▶ **What you need to do**: Go through the records and show each line where the word "matplotlib" occurs.

▶ **Listed records**:
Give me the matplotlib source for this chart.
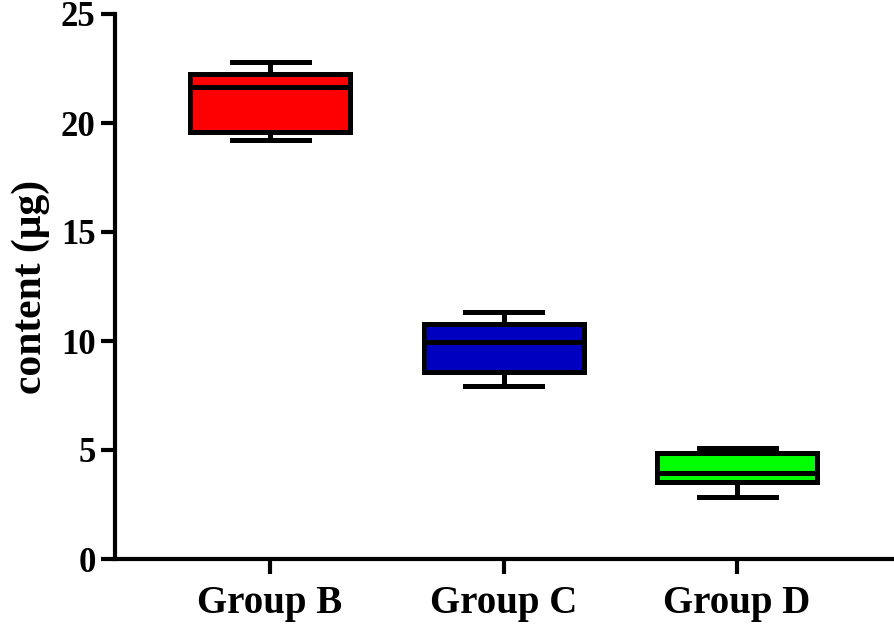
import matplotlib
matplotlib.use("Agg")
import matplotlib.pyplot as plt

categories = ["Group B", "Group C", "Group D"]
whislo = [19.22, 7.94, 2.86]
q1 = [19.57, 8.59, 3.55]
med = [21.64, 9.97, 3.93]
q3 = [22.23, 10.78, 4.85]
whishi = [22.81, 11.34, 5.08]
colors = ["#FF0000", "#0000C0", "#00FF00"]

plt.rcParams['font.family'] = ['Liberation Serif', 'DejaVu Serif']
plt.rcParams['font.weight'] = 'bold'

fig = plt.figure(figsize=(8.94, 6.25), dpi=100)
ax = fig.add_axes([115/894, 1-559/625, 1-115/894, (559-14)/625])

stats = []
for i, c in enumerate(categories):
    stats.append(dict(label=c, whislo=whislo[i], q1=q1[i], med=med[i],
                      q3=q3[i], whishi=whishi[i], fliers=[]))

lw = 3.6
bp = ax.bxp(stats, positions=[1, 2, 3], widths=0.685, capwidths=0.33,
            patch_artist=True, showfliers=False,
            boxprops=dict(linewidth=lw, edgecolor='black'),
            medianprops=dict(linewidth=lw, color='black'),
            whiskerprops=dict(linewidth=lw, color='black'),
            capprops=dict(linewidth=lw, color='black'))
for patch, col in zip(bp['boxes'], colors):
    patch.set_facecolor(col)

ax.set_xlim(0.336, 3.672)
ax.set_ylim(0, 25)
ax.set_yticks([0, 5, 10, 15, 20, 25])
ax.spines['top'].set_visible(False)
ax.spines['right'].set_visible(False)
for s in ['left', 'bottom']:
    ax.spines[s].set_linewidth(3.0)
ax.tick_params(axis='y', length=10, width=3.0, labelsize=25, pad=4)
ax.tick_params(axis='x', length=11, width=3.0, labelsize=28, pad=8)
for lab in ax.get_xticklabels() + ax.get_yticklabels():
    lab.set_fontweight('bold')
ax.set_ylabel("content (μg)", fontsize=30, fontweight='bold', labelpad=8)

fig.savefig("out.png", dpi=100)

---

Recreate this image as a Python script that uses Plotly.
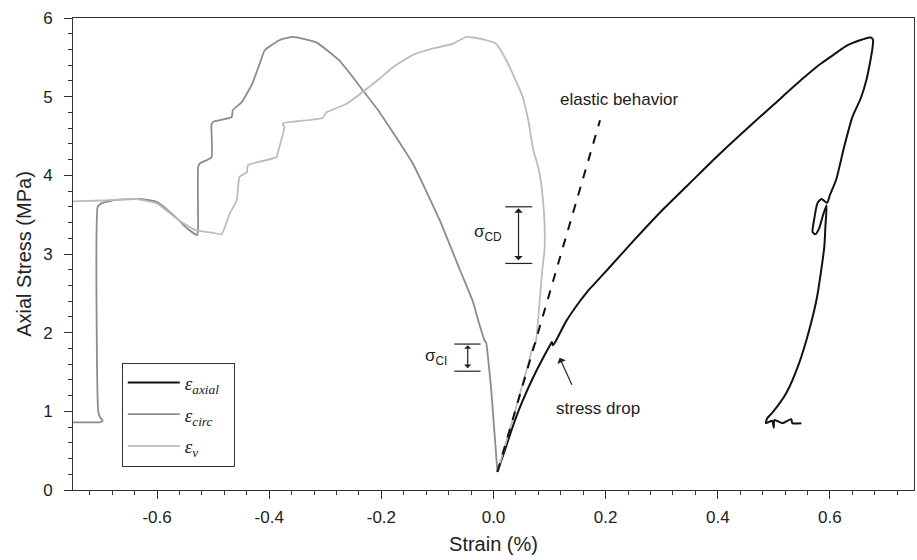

▶ **Task response**:
Give me the matplotlib source for this chart.
import matplotlib
matplotlib.use("Agg")
import matplotlib.pyplot as plt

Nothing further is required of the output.